WHAT YOU NEED TO DO. Transcribe all of the material below word for word and leave out its pictures.

==================================================

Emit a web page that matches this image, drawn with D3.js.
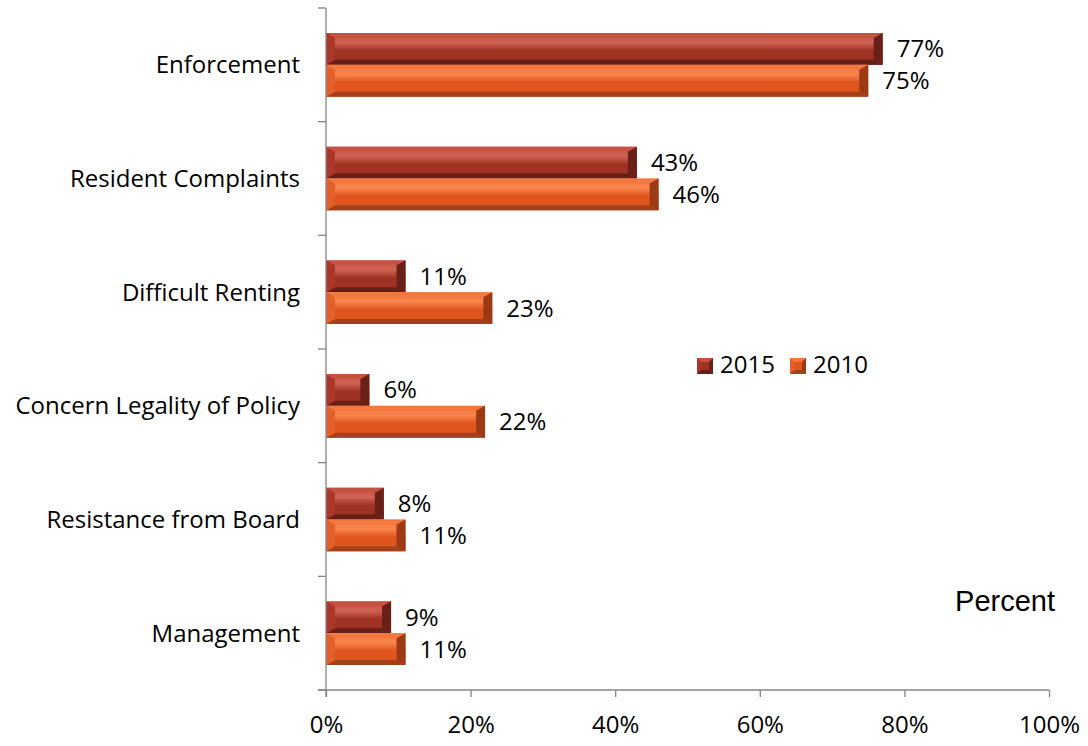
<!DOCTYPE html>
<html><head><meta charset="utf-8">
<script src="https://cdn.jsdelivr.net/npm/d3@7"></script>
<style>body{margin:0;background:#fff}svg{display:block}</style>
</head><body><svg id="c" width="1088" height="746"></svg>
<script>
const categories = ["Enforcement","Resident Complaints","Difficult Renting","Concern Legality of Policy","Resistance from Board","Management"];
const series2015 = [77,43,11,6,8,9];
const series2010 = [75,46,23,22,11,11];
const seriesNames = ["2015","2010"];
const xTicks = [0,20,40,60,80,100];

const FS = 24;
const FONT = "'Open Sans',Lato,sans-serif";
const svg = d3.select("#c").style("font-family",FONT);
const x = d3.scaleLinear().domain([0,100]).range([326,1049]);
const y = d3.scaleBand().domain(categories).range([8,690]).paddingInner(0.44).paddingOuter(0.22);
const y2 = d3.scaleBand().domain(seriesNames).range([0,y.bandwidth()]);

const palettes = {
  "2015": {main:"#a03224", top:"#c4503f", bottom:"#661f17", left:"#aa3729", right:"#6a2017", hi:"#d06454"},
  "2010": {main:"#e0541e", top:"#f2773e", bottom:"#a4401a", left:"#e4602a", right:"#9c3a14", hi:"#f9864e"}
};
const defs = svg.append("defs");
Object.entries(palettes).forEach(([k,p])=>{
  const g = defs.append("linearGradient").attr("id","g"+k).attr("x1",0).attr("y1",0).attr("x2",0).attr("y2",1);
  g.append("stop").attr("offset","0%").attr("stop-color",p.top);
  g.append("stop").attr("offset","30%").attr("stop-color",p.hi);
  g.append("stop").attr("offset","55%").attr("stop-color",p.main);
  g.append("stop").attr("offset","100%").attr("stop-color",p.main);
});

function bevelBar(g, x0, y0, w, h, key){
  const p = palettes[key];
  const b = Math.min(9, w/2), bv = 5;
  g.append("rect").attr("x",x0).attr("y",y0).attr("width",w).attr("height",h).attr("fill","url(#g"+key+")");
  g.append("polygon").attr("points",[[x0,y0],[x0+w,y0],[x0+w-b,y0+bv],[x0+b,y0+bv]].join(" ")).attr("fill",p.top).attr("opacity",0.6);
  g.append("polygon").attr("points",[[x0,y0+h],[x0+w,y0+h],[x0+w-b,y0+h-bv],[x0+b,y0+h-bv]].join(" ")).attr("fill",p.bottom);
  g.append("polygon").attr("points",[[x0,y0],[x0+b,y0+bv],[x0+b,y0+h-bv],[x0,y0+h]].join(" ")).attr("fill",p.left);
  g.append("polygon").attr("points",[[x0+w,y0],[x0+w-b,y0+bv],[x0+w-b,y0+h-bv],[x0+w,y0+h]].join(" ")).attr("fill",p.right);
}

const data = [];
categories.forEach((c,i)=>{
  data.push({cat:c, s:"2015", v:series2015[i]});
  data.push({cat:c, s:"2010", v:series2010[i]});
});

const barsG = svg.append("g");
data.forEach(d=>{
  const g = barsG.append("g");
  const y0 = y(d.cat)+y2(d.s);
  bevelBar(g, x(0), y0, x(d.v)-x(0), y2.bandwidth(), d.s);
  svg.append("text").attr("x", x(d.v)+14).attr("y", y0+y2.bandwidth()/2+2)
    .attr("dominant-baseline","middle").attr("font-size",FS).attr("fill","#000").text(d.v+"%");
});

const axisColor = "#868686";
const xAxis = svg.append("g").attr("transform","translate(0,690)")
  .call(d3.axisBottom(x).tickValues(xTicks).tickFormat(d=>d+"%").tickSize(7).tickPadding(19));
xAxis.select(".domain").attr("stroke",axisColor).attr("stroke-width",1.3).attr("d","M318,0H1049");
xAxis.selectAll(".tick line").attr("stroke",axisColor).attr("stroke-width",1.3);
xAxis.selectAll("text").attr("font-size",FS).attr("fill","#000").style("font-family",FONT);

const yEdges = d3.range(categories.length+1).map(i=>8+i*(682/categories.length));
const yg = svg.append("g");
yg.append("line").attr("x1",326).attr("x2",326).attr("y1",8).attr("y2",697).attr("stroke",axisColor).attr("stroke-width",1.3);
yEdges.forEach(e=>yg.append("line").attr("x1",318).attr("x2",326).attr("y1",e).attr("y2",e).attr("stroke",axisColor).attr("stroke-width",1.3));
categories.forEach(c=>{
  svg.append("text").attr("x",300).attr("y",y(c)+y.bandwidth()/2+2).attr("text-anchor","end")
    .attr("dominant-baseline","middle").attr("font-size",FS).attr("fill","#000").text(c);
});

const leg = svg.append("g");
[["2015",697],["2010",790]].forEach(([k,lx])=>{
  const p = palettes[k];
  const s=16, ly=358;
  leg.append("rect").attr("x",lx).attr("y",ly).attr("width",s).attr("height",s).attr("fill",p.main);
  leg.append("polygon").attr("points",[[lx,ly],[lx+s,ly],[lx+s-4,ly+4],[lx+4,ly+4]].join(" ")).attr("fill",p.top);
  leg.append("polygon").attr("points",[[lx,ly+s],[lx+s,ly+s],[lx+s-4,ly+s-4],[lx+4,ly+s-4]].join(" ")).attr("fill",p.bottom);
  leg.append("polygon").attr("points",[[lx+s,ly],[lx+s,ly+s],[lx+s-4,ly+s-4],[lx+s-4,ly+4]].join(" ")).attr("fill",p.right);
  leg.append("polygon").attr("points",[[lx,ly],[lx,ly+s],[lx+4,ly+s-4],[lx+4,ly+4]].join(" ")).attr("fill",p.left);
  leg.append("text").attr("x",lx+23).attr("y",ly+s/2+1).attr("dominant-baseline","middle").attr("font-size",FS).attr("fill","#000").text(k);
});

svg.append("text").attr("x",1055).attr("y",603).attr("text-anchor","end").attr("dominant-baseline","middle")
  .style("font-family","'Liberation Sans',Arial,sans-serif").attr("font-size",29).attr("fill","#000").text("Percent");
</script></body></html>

==================================================

WRITTEN ANSWER.
Emit a web page that matches this image, drawn with D3.js.
<!DOCTYPE html>
<html><head><meta charset="utf-8">
<script src="https://cdn.jsdelivr.net/npm/d3@7"></script>
<style>body{margin:0;background:#fff}svg{display:block}</style>
</head><body><svg id="c" width="1088" height="746"></svg>
<script>
const categories = ["Enforcement","Resident Complaints","Difficult Renting","Concern Legality of Policy","Resistance from Board","Management"];
const series2015 = [77,43,11,6,8,9];
const series2010 = [75,46,23,22,11,11];
const seriesNames = ["2015","2010"];
const xTicks = [0,20,40,60,80,100];

const FS = 24;
const FONT = "'Open Sans',Lato,sans-serif";
const svg = d3.select("#c").style("font-family",FONT);
const x = d3.scaleLinear().domain([0,100]).range([326,1049]);
const y = d3.scaleBand().domain(categories).range([8,690]).paddingInner(0.44).paddingOuter(0.22);
const y2 = d3.scaleBand().domain(seriesNames).range([0,y.bandwidth()]);

const palettes = {
  "2015": {main:"#a03224", top:"#c4503f", bottom:"#661f17", left:"#aa3729", right:"#6a2017", hi:"#d06454"},
  "2010": {main:"#e0541e", top:"#f2773e", bottom:"#a4401a", left:"#e4602a", right:"#9c3a14", hi:"#f9864e"}
};
const defs = svg.append("defs");
Object.entries(palettes).forEach(([k,p])=>{
  const g = defs.append("linearGradient").attr("id","g"+k).attr("x1",0).attr("y1",0).attr("x2",0).attr("y2",1);
  g.append("stop").attr("offset","0%").attr("stop-color",p.top);
  g.append("stop").attr("offset","30%").attr("stop-color",p.hi);
  g.append("stop").attr("offset","55%").attr("stop-color",p.main);
  g.append("stop").attr("offset","100%").attr("stop-color",p.main);
});

function bevelBar(g, x0, y0, w, h, key){
  const p = palettes[key];
  const b = Math.min(9, w/2), bv = 5;
  g.append("rect").attr("x",x0).attr("y",y0).attr("width",w).attr("height",h).attr("fill","url(#g"+key+")");
  g.append("polygon").attr("points",[[x0,y0],[x0+w,y0],[x0+w-b,y0+bv],[x0+b,y0+bv]].join(" ")).attr("fill",p.top).attr("opacity",0.6);
  g.append("polygon").attr("points",[[x0,y0+h],[x0+w,y0+h],[x0+w-b,y0+h-bv],[x0+b,y0+h-bv]].join(" ")).attr("fill",p.bottom);
  g.append("polygon").attr("points",[[x0,y0],[x0+b,y0+bv],[x0+b,y0+h-bv],[x0,y0+h]].join(" ")).attr("fill",p.left);
  g.append("polygon").attr("points",[[x0+w,y0],[x0+w-b,y0+bv],[x0+w-b,y0+h-bv],[x0+w,y0+h]].join(" ")).attr("fill",p.right);
}

const data = [];
categories.forEach((c,i)=>{
  data.push({cat:c, s:"2015", v:series2015[i]});
  data.push({cat:c, s:"2010", v:series2010[i]});
});

const barsG = svg.append("g");
data.forEach(d=>{
  const g = barsG.append("g");
  const y0 = y(d.cat)+y2(d.s);
  bevelBar(g, x(0), y0, x(d.v)-x(0), y2.bandwidth(), d.s);
  svg.append("text").attr("x", x(d.v)+14).attr("y", y0+y2.bandwidth()/2+2)
    .attr("dominant-baseline","middle").attr("font-size",FS).attr("fill","#000").text(d.v+"%");
});

const axisColor = "#868686";
const xAxis = svg.append("g").attr("transform","translate(0,690)")
  .call(d3.axisBottom(x).tickValues(xTicks).tickFormat(d=>d+"%").tickSize(7).tickPadding(19));
xAxis.select(".domain").attr("stroke",axisColor).attr("stroke-width",1.3).attr("d","M318,0H1049");
xAxis.selectAll(".tick line").attr("stroke",axisColor).attr("stroke-width",1.3);
xAxis.selectAll("text").attr("font-size",FS).attr("fill","#000").style("font-family",FONT);

const yEdges = d3.range(categories.length+1).map(i=>8+i*(682/categories.length));
const yg = svg.append("g");
yg.append("line").attr("x1",326).attr("x2",326).attr("y1",8).attr("y2",697).attr("stroke",axisColor).attr("stroke-width",1.3);
yEdges.forEach(e=>yg.append("line").attr("x1",318).attr("x2",326).attr("y1",e).attr("y2",e).attr("stroke",axisColor).attr("stroke-width",1.3));
categories.forEach(c=>{
  svg.append("text").attr("x",300).attr("y",y(c)+y.bandwidth()/2+2).attr("text-anchor","end")
    .attr("dominant-baseline","middle").attr("font-size",FS).attr("fill","#000").text(c);
});

const leg = svg.append("g");
[["2015",697],["2010",790]].forEach(([k,lx])=>{
  const p = palettes[k];
  const s=16, ly=358;
  leg.append("rect").attr("x",lx).attr("y",ly).attr("width",s).attr("height",s).attr("fill",p.main);
  leg.append("polygon").attr("points",[[lx,ly],[lx+s,ly],[lx+s-4,ly+4],[lx+4,ly+4]].join(" ")).attr("fill",p.top);
  leg.append("polygon").attr("points",[[lx,ly+s],[lx+s,ly+s],[lx+s-4,ly+s-4],[lx+4,ly+s-4]].join(" ")).attr("fill",p.bottom);
  leg.append("polygon").attr("points",[[lx+s,ly],[lx+s,ly+s],[lx+s-4,ly+s-4],[lx+s-4,ly+4]].join(" ")).attr("fill",p.right);
  leg.append("polygon").attr("points",[[lx,ly],[lx,ly+s],[lx+4,ly+s-4],[lx+4,ly+4]].join(" ")).attr("fill",p.left);
  leg.append("text").attr("x",lx+23).attr("y",ly+s/2+1).attr("dominant-baseline","middle").attr("font-size",FS).attr("fill","#000").text(k);
});

svg.append("text").attr("x",1055).attr("y",603).attr("text-anchor","end").attr("dominant-baseline","middle")
  .style("font-family","'Liberation Sans',Arial,sans-serif").attr("font-size",29).attr("fill","#000").text("Percent");
</script></body></html>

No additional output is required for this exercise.